On the Trail at Dawn IV, ©John O’Grady 2014
Oil on deep edged panel 15 cm x 15 cm x 3.2 cm deep, approx 6″x 6″ x 1.1/4
(no need to frame and ready to hang)
How to capture the atmosphere of an early Irish morning.
The dampness you feel on your skin, the rich smell of the earth sodden by overnight rain, the soft sound of dew drip-dripping off trees and bushes, the first sight of the sun rising through a fine mist on the horizon, the taste of moisture as you breathe in…
Now clearly painting is a visual thing and my eyes help me make decisions about colour choice and composition while you, the viewer, also use your eyes first to respond to the image of the painting.
But I think there is something else going on with landscape painting that can resonate even deeper than the visual and that is trying to bring to the fore the senses.
This is a painting from a memory of walking in just such an early morning atmosphere.
Increasingly, I realise that to evoke a memory on a paint surface I have to dig deep to capture what I physically felt on such a morning.
Memory can be pretty fugitive and experiences are mixed with lots of other things, but I have to say when I finished this piece it felt like I was there not because it looked like a place but rather, it felt like one to me and this helps bring a deeper experience that you might feel too.
Have you ever had that when you dream and you waken suddenly; you are physically awake but you are still in the dream? It’s powerful isn’t it?
When in the process of painting, It’s a bit like that I think.
Have you have experienced something like that, i’d love to hear about it.
This is a magical landscape, John. My first impression (before I read your description) was that it is a dream image, or an illustration of a place — as experienced by a character in a story — that could be real but is filtered through the character’s senses and imagination, and I am sharing in it. The nearly complementary palette heightens this sensation of almost hyper-reality. I agree that the most evocative art engages much more than sight. I love it.
Thank you, that is interesting how you also mentioned the word dream and in fact someone mentioned the word dreamscapes to me just recently with regards to the work. Your reading of the painting, where the character in the story is taking us through this place and we are experiencing what he or she is really rang a bell with me as I have been thinking about a similar idea for a long time for children in the form of a book on paintings. Glad you love the painting.
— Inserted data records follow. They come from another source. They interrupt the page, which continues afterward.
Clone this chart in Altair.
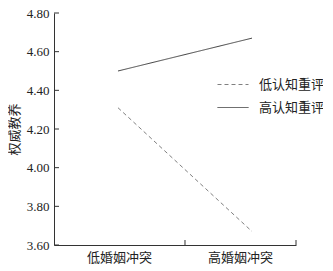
import altair as alt
import pandas as pd

categories = ["低婚姻冲突", "高婚姻冲突"]
series_names = ["低认知重评", "高认知重评"]
low_reappraisal = [4.31, 3.67]
high_reappraisal = [4.50, 4.67]
y_ticks = [3.60, 3.80, 4.00, 4.20, 4.40, 4.60, 4.80]
y_title = "权威教养"

X_DOMAIN = [-0.4776, 1.3284]
band_edges = [X_DOMAIN[0], 0.5, X_DOMAIN[1]]

rows = []
for i, c in enumerate(categories):
    rows.append({"pos": i, "cat": c, "series": series_names[0], "value": low_reappraisal[i]})
    rows.append({"pos": i, "cat": c, "series": series_names[1], "value": high_reappraisal[i]})
df = pd.DataFrame(rows)

W, H = 242, 232
AX = "#333333"
CJK = "Noto Sans CJK SC"
NUM = "Liberation Serif"

xscale = alt.Scale(domain=X_DOMAIN, nice=False, zero=False)
yscale = alt.Scale(domain=[3.6, 4.8], nice=False, zero=False)

xaxis = alt.Axis(domain=True, ticks=False, labels=False, grid=False,
                 title=None, domainColor=AX)
yaxis = alt.Axis(values=y_ticks, format=".2f", grid=False, tickSize=0,
                 labelOverlap=False, labelBound=False, labelFlush=False,
                 labelPadding=5, labelFont=NUM, labelFontSize=13,
                 labelColor="#222", domainColor=AX,
                 title=y_title, titleFont=CJK, titleFontSize=13,
                 titleFontWeight="normal", titleColor="#222",
                 titleAngle=-90, titleX=-40, titleY=116,
                 titleAlign="center", titleBaseline="middle")

legend = alt.Legend(
    orient="none", legendX=163, legendY=55.5, title=None,
    symbolType="stroke", symbolSize=961, symbolStrokeWidth=1,
    labelFontSize=13, labelFont=CJK, labelColor="#222", labelOffset=10,
    rowPadding=-13, padding=0,
)

lines = alt.Chart(df).mark_line(strokeWidth=1).encode(
    x=alt.X("pos:Q", scale=xscale, axis=xaxis),
    y=alt.Y("value:Q", scale=yscale, axis=yaxis),
    color=alt.Color("series:N",
                    scale=alt.Scale(domain=series_names, range=["#808080", "#404040"]),
                    legend=legend),
    strokeDash=alt.StrokeDash("series:N",
                              scale=alt.Scale(domain=series_names, range=[[4, 3], [1, 0]]),
                              legend=legend),
)

ytick_df = pd.DataFrame({"v": y_ticks})
yticks = alt.Chart(ytick_df).mark_rule(color=AX, strokeWidth=1).encode(
    y=alt.Y("v:Q", scale=yscale, axis=yaxis),
    x=alt.value(0), x2=alt.value(5),
)

xtick_df = pd.DataFrame({"e": band_edges[1:]})
xticks = alt.Chart(xtick_df).mark_rule(color=AX, strokeWidth=1).encode(
    x=alt.X("e:Q", scale=xscale, axis=xaxis),
    y=alt.value(H), y2=alt.value(H - 5),
)

lab_df = pd.DataFrame({
    "mid": [(band_edges[i] + band_edges[i + 1]) / 2 for i in range(len(categories))],
    "cat": categories,
})
xlabels = alt.Chart(lab_df).mark_text(font=CJK, fontSize=13, color="#222",
                                      baseline="middle", align="center").encode(
    x=alt.X("mid:Q", scale=xscale, axis=xaxis),
    y=alt.value(H + 13),
    text="cat:N",
)

chart = alt.layer(lines, yticks, xticks, xlabels).properties(
    width=W, height=H,
    background="white",
    autosize=alt.AutoSizeParams(type="none"),
    padding={"left": 46, "top": 5, "right": 27, "bottom": 26},
).configure_view(stroke=None)

chart.save("out.html", embed_options={"renderer": "svg", "actions": False})
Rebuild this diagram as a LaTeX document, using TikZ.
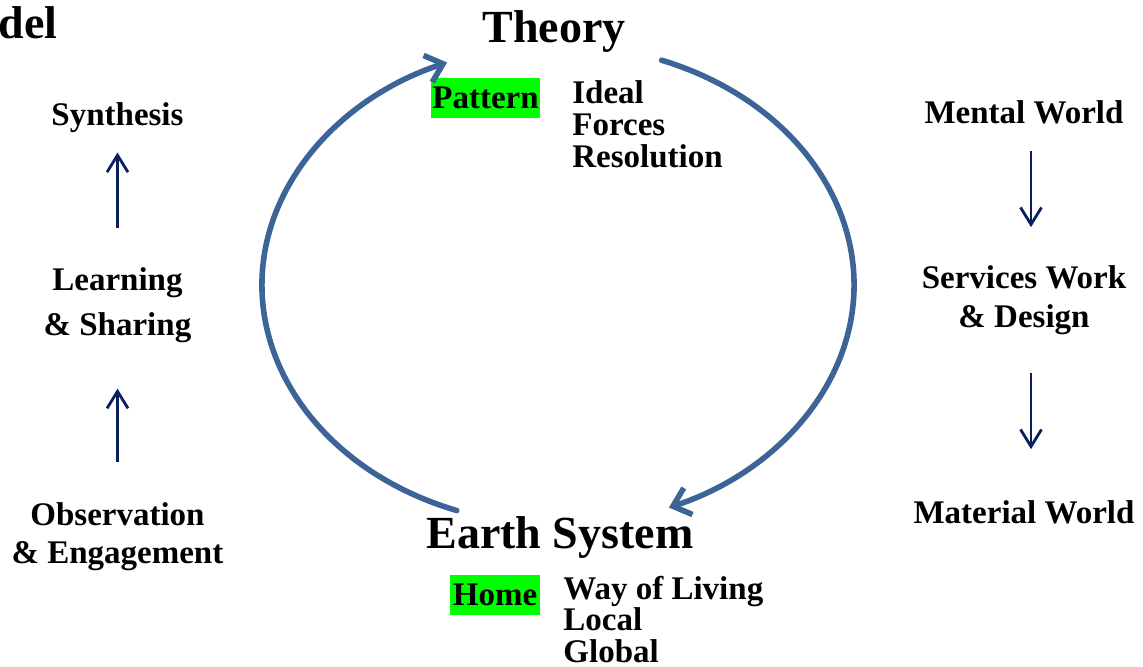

That is a very lovely painting! I remember a day in early summer when I strolled about in Kerry Co finding places to hide totally from the hectic day, exploring a bushy valley filled with gorse and WhiteThorn and behind that beauty an abandoned house. It made me sad to see such a welcoming place left alone. It was like stepping from a sunny place into the shadow…force and back! A story that came to my mind while I studied your painting. It cheers me up, me who sits in the wetness and coldness of Hamburg City, having caught a cold, sneesing and sneefing but smiling now because of the warmth in your painting. It will be my best friend today. May I download it for my desktop?
A book on paintings made for children is a wonderful idea! I have to take a look on my inner child sometimes to understand and live with children. I will be happy to read more about this idea of yours.
May you have a warm and happy day! Thanks for showing your work!
Poor you, I hope you feel better soon, That is really kind of you to say Frauke that the warmth of the painting cheered you up. Unfortunately there are lots of abandoned houses in ireland, each with its own special tale to tell. The thoughts on the book are just thoughts at the moment but I would love to get it off the ground. Thank you for your thoughtful comment.
I think this is a really interesting painting John – full of wonder. I too get a sense of ‘walking in someone elses shoes’, someone who inhabits the painting looking upwards towards the rising sun. It would make a fabulous illustration for a children’s book.
A more intimate piece I think than the previous painting and yes I agree it has an other worldly quality, which might well lend itself to a narrative in a children’s book. Thank you for your comment.